Why You Must Vote For Me in 2015.

Don’t misunderstand me or you might be saying, ‘something is wrong with this guy. If I no vote for you, you go mess out bees?’. I’m not compelling or commanding you to vote for me. Yes, this is democracy. You have every right to make, decide and take your choices, but you’ve to see reasons with me why ‘must’ vote for come 2015.

I’m a presidential hopeful. I want to run, trek and walk for the seat of president of giant of Africa. I know and believe that victory is assured (Please, don’t ask me if TB Joshua told me so). Am yet to prepare my manifesto because I won’t want to bore you down with the gospel you’ve been hearing. It will be a short note that every Nigerian will keep under his or her bed (‘Arm-guard’ it jealously for rats). I will look stupid if I start telling you, ‘I once had no shoes’ (Who knows?), definitely Italian designed shoes are waiting for me once I win. I will make no mistakes of crying in public to show sympathy for the Nigerian state. I will be bold as a lion. Newspaper adverts will not see the light of the day. I can’t afford a Judas among my team, I can’t forgive my percived enemies. I wouldn’t want somebody selling for a hundred milllion dollars and tomorrow, some persons somewhere start a ‘Rock and John Cena’ wrestling match. No erection of bill-boards rather, my names should be written bark of trees and chiseled on rocks.
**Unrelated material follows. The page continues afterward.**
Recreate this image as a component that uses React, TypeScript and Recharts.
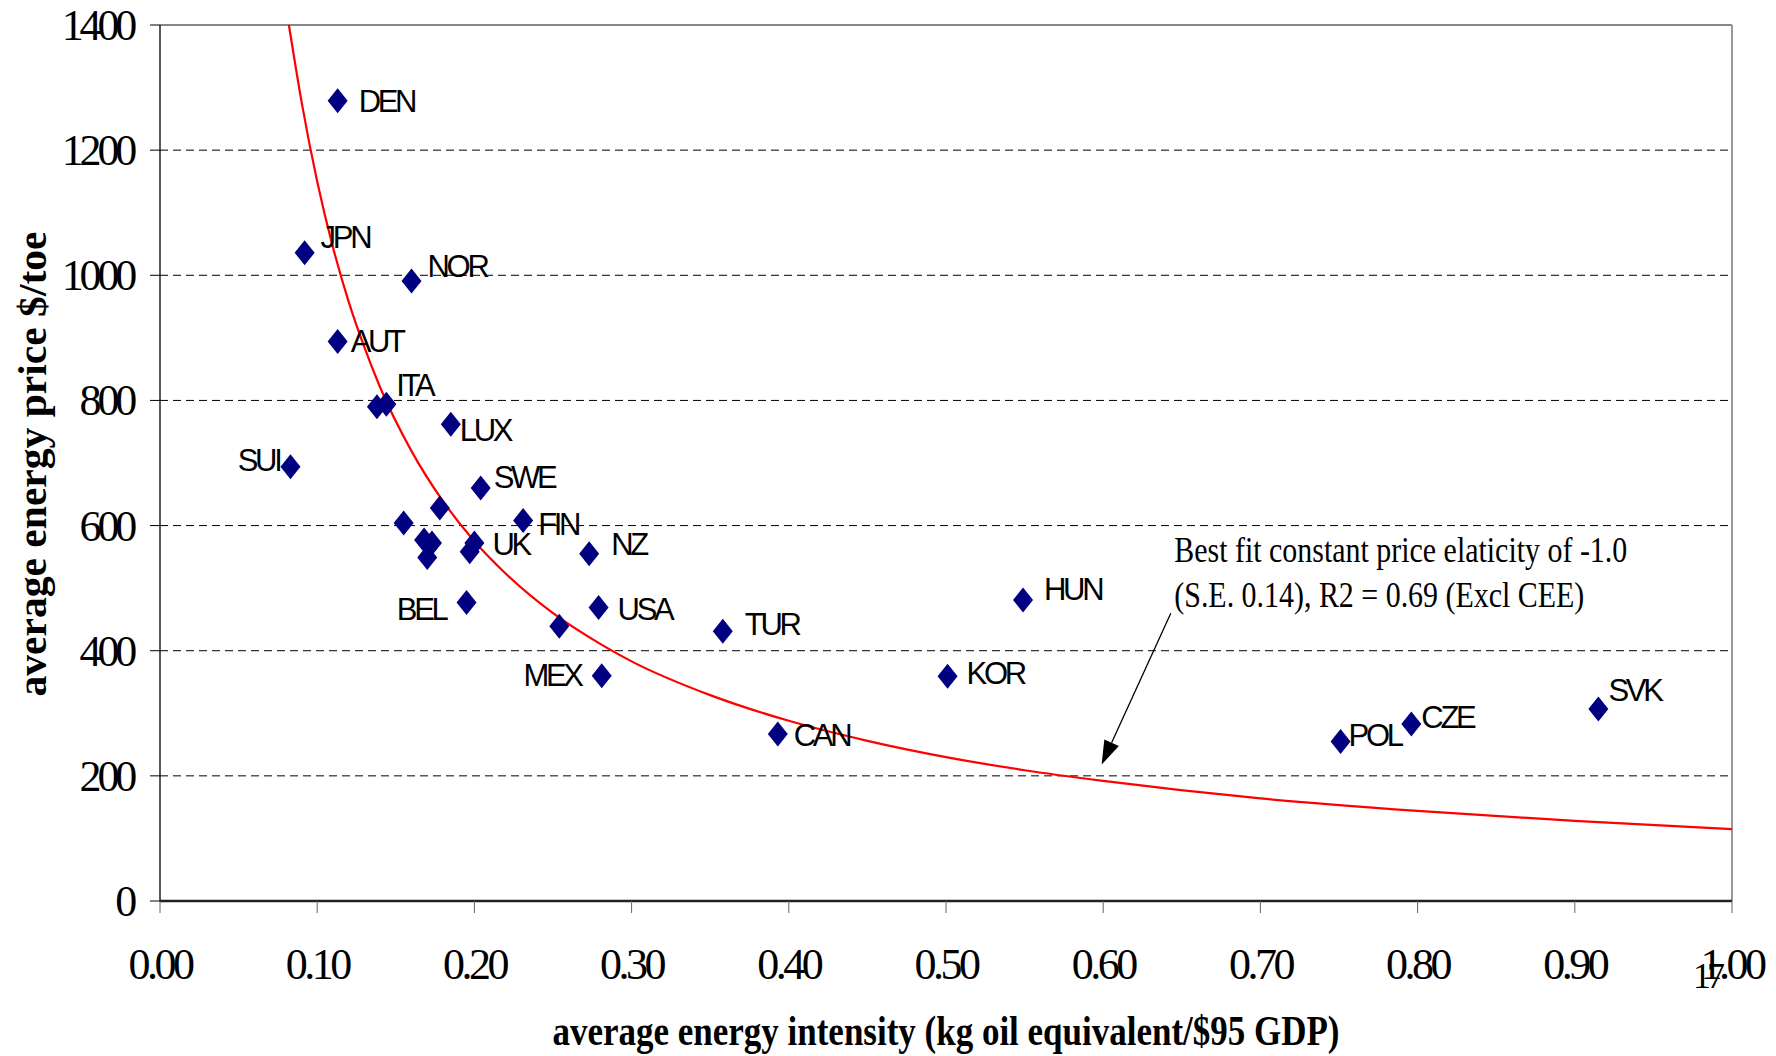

I will leave office as the most hated and beloved head of state (complicated?). I will run a transperancy government. Yes, corruption has come to stay in Nigeria. Fighting it is like fighting the devil. I will forgive all those convicted of any corrupt doing. I will open up the Kirikiri and Kuje prisons. If you’re not satisfied, come and ‘steal’ your own money and be ‘chieftainced’ (apologies to Okey Ndibe) titled in your village.

I will forgive these witches and mosquitoes. Lands will be allocated to them in Abuja. Presidential pardon will all these paedophilias on the prowl be given. Let them go and sin no more. I will not surround myself with attack Lions or Dogs, rather Tigers and Elephants. Those on Twitter and Facebook should keep talking and wasting their MBs (our telecom operators must chop).

NEPA or PHCN will be a thing of the past because I’m going to give each home a Tiger generator. Soon, all aircrafts will be grounded, for witches to convey you to your various destions.